I hold you in my lap now, and wonder how you ever fit curled up in my arms, with your long legs that reach to the floor, and slender arms that can squeeze the tightest hugs. After bathtime is the best with hair sticking up everywhere that smells of No More Tears shampoo, and a belly just starting to lose that toddler roundness, and wrinkly toes and a shiny clean face that I know will only last until the next jelly sandwich...if that long. And it takes extra long to comb your hair and brush your teeth and get on your pajamas because I am listening to you rattle off stories and questions and songs and happiness and right now, you still fit in my lap, head tucked underneath my chin, warm and cuddly, and full of warmth.

 And it's in these moments that I understand what parents mean when they say they don't want their kids to grow up. Because of course they want their kids to grow up, to learn and see and laugh and become. But I think maybe we mean that we don't want our kids to stop making up stories, and being proud that they picked up their toys without being asked. We don't want them to look in the sky and see clouds instead of dragons and trains and swords. I don't want him to look in the mirror and ever doubt that the person he sees is beautiful and wonderful and special and loved and created by God. I don't want him to stop giving me hugs and saying I love you and wanting to know who I think the bestest superhero ever is. I don't want you to realize that I don't have all the answers, and I can't fix all your problems, and that sometimes you will need more than a kiss and a band aid. Maybe what we really mean is that we want you to grow up; we just want you to do so without losing all of the child that you are now.

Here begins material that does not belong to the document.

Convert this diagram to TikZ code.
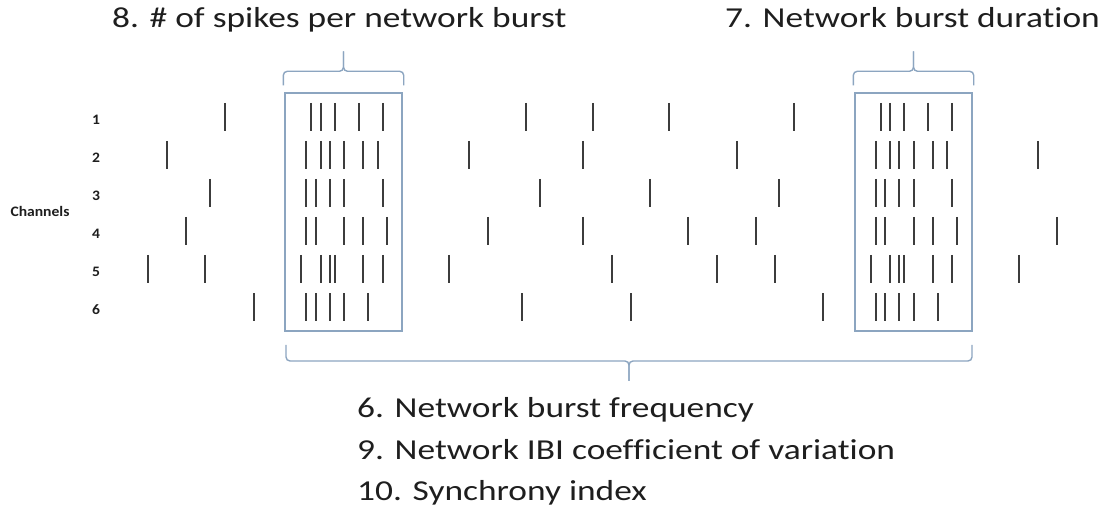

So while you are waiting for me to read your bedtime story, just know that I am treasuring these moments with you, and I am loving watching you grow and become the most amazing person I have ever met. And when I make you promise that you will never be too old to hug your momma, well, just count on it that I'm planning to hold you to that no matter how big you are. Because you may grow to be too big to sit in my lap one day, but your whole life will fit in my heart forever, and you will never outgrow that.